Should you disagree in the slightest with the representative you wish to voice your opinion to your chances of receiving a response are infinitesimally small. But should you agree wholeheartedly doesn’t in itself increase the odds much either. Surely like the letter writer himself the issues I write about are important to not only me but to us all which therefore does beg the question: Who, exactly, are the constituents our representatives listen to? If not to him, if not to me, who? What title found before a name is the prerequisite for a response? Or is it fame, riches, or what exactly?
It’s frankly hard to feel represented sometimes. It’s as if some of us are under an entirely different caste of government in which what an elected representative may do — or does — we are neither part of nor privy to until after the fact, and even then only indirectly made aware of.
It’s no wonder really why people like me have moved to the center and want nothing whatsoever to do with the far fringes of both political parties who for too long have failed to recognize the long celebrated extraordinary of the ordinary American.
Julia Bell, St. Paul
In spite of being a “seasoned citizen” I am still in awe and wonder of the beauty around me, the natural beauty of the seasons, the beauty of life itself, the flora and fauna of this great state.
At times, when I wonder, I wander into the subject of politics. For instance, I wonder why one political party accentuates and maximizes the differences between races, when that difference is, literally, just skin deep.
At the same time, this same political party tries to deny and minimize the differences between the sexes, male and female, when there are physiological differences that exist.
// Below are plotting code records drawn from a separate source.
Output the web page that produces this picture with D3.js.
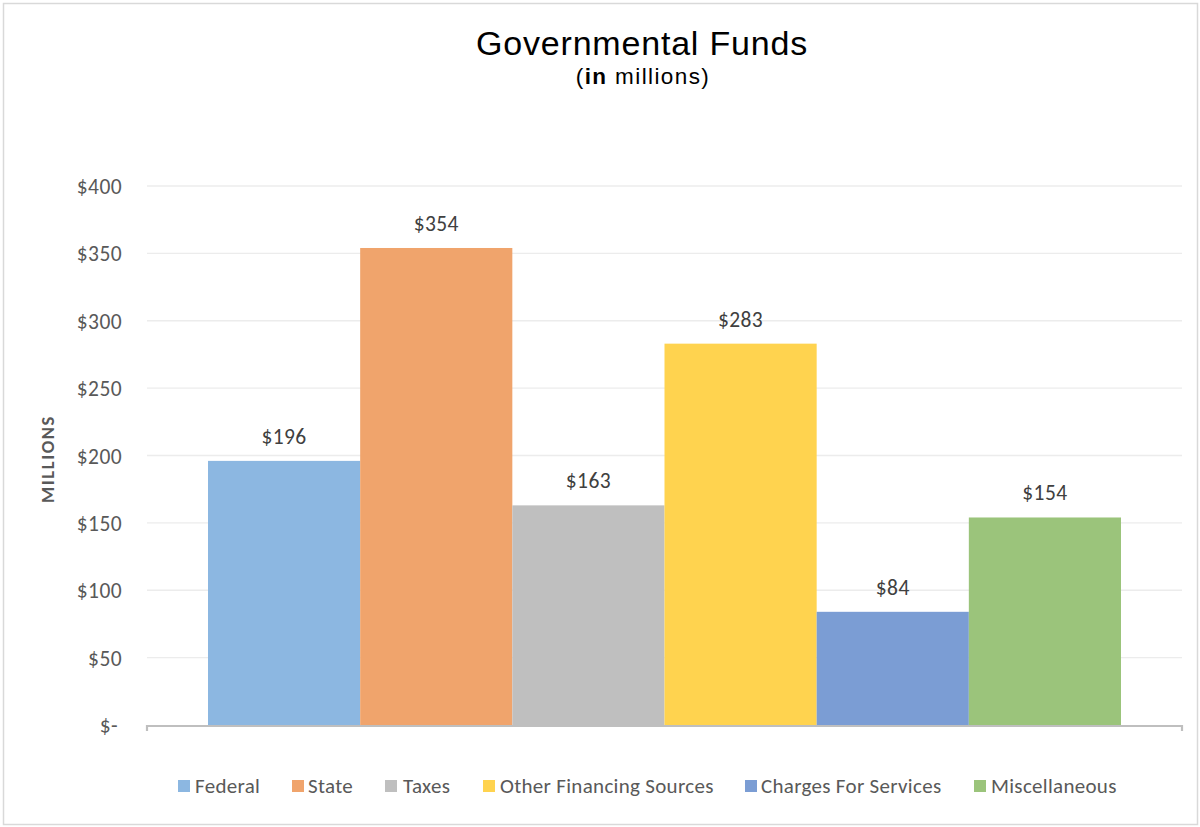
<!DOCTYPE html>
<html>
<head>
<meta charset="utf-8">
<script src="https://cdn.jsdelivr.net/npm/d3@7"></script>
<style>
  html, body { margin: 0; padding: 0; background: #fff; }
  svg { display: block; }
</style>
</head>
<body>
<svg id="chart" width="1200" height="827"></svg>
<script>
// Governmental funds by source, in millions of dollars
const categories = ["Federal", "State", "Taxes", "Other Financing Sources", "Charges For Services", "Miscellaneous"];
const values = [196, 354, 163, 283, 84, 154];
const colors = ["#8cb7e1", "#f0a46c", "#bfbfbf", "#ffd34f", "#7b9dd4", "#9bc47b"];
const yTicks = [0, 50, 100, 150, 200, 250, 300, 350, 400];

const svg = d3.select("#chart");
const W = 1200, H = 827;
const labelFont = "Carlito, Calibri, Lato, 'Open Sans', sans-serif";
const textGray = "#595959";

// outer frame
svg.append("rect")
  .attr("x", 3.5).attr("y", 3.5)
  .attr("width", W - 6).attr("height", H - 6)
  .attr("fill", "#fff").attr("stroke", "#d9d9d9").attr("stroke-width", 1.5);

const plot = { left: 147, right: 1182, top: 186, bottom: 725 };

const y = d3.scaleLinear().domain([0, 400]).range([plot.bottom, plot.top]);
const x = d3.scaleBand()
  .domain(categories)
  .range([208, 1121])
  .paddingInner(0).paddingOuter(0);

// gridlines
svg.append("g")
  .selectAll("line")
  .data(yTicks.filter(d => d > 0))
  .join("line")
  .attr("x1", plot.left).attr("x2", plot.right)
  .attr("y1", d => y(d)).attr("y2", d => y(d))
  .attr("stroke", "#ececec").attr("stroke-width", 1.3);

// y axis labels
const yAxis = d3.axisLeft(y)
  .tickValues(yTicks)
  .tickSize(0)
  .tickPadding(0)
  .tickFormat(d => d === 0 ? "$-" : "$" + d);
const yg = svg.append("g")
  .attr("transform", `translate(122,0)`)
  .call(yAxis);
yg.select(".domain").remove();
yg.selectAll("text")
  .attr("font-family", labelFont)
  .attr("font-size", 21.5)
  .attr("letter-spacing", 0.4)
  .attr("fill", textGray)
  .attr("dy", "0.35em");
yg.selectAll(".tick").filter(d => d === 0).select("text").attr("dx", -4);

// bars
svg.append("g")
  .selectAll("rect")
  .data(categories)
  .join("rect")
  .attr("x", d => x(d))
  .attr("width", x.bandwidth())
  .attr("y", (d, i) => y(values[i]))
  .attr("height", (d, i) => y(0) - y(values[i]))
  .attr("fill", (d, i) => colors[i]);

// value labels
svg.append("g")
  .selectAll("text")
  .data(categories)
  .join("text")
  .attr("x", d => x(d) + x.bandwidth() / 2)
  .attr("y", (d, i) => y(values[i]) - 17)
  .attr("text-anchor", "middle")
  .attr("font-family", labelFont)
  .attr("font-size", 21.5)
  .attr("letter-spacing", 0.4)
  .attr("fill", "#404040")
  .text((d, i) => "$" + values[i]);

// category axis line with end ticks
svg.append("path")
  .attr("d", `M${plot.left},${plot.bottom + 6}V${plot.bottom + 1}H${plot.right}V${plot.bottom + 6}`)
  .attr("fill", "none")
  .attr("stroke", "#bfbfbf")
  .attr("stroke-width", 2.2);

// y axis title
svg.append("text")
  .attr("transform", `translate(54,${459}) rotate(-90)`)
  .attr("text-anchor", "middle")
  .attr("font-family", labelFont)
  .attr("font-weight", "bold")
  .attr("font-size", 18.5)
  .attr("fill", textGray)
  .attr("letter-spacing", 1.6)
  .text("MILLIONS");

// title
svg.append("text")
  .attr("x", 642).attr("y", 55)
  .attr("text-anchor", "middle")
  .attr("font-family", "'Liberation Sans', Arial, sans-serif")
  .attr("font-size", 34)
  .attr("letter-spacing", 0.8)
  .attr("fill", "#000")
  .text("Governmental Funds");

const sub = svg.append("text")
  .attr("x", 643).attr("y", 84)
  .attr("text-anchor", "middle")
  .attr("font-family", "'Liberation Sans', Arial, sans-serif")
  .attr("font-size", 22.5)
  .attr("letter-spacing", 1.4)
  .attr("fill", "#000");
sub.append("tspan").text("(");
sub.append("tspan").attr("font-weight", "bold").text("in");
sub.append("tspan").text(" millions)");

// legend: swatch and label positions per entry
const legendX = [178, 292, 385, 483, 745, 974];
const legendTextGap = [17, 16, 18, 17, 16, 17];
const legend = svg.append("g")
  .selectAll("g")
  .data(categories)
  .join("g")
  .attr("transform", (d, i) => `translate(${legendX[i]},786)`);
legend.append("rect")
  .attr("x", 0).attr("y", -6)
  .attr("width", 12).attr("height", 12)
  .attr("fill", (d, i) => colors[i]);
legend.append("text")
  .attr("x", (d, i) => legendTextGap[i]).attr("y", 0)
  .attr("dy", "0.35em")
  .attr("font-family", labelFont)
  .attr("font-size", 21)
  .attr("letter-spacing", 0.3)
  .attr("fill", textGray)
  .text(d => d);
</script>
</body>
</html>
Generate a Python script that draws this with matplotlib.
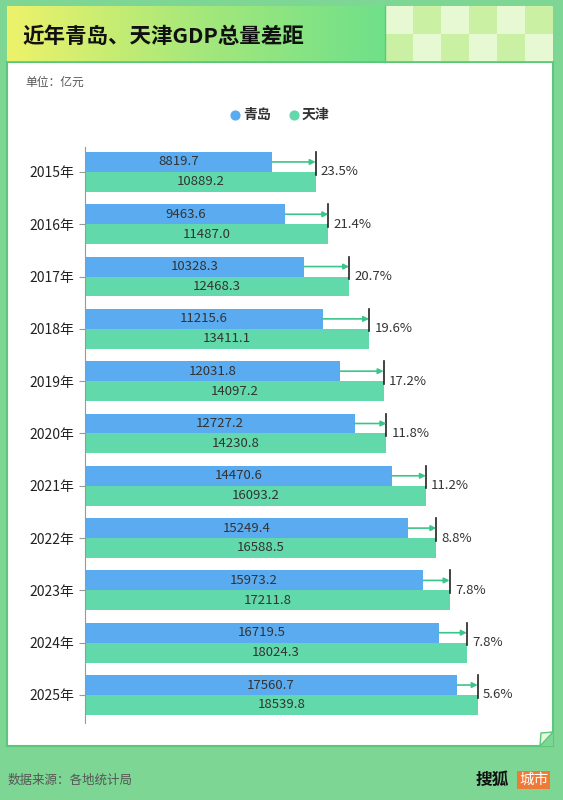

I wonder if I will ever understand.
Jerry Wynn, St. Paul
If “white privilege” is the gauge that Ramsey County commissioners use when making decisions, the county-run ice areas are in trouble.
Tom Mullaney, Woodbury
There are at least two problems with the op-ed piece in Sunday’s paper about the proposed amendment to our state constitution requiring the legislature to provide public school children with a “quality” education.
First, the proposal is based on the faulty premise that our public schools continue to fail due to “gridlock” in the Legislature, where Republicans see “school choice” as a remedy and Democrats “want more funding.” In this case, we shouldn’t confuse robust, ongoing debate with gridlock. School choice advocates continue to build their case that disadvantaged students perform better in charter schools, while Democrats have been winning their argument for “more funding” — 22% of the state’s budget for K-12 in 2010, 25% in 2015, 40% in 2020 (and yes, look at the results). No gridlock here; rather, a robust debate leading to compromises that reflect the views of legislators’ constituencies.
Next, our state constitution already requires the Legislature to “secure a thorough and efficient system of Public Schools.” How does the proposed amendment change this? By declaring that children have “a fundamental right to a quality education” — a right you’d think is implied in the constitution’s original promise of a “thorough and efficient” public school system. So one wonders if what the proponents are really after is “more funding,” because they say it would now be up to the Legislature to provide students a “quality” education or else “the courts will have to step in.” The new law will of course need interpretation: Has the Legislature invested enough to meet the new promise of a “quality” education?
We can guess where all this is going — still “more funding” for the public school system (and for the class action lawyers bringing the cases). And we can be sure, if past is prologue, that still more funding will benefit everyone in the system except the disadvantaged students.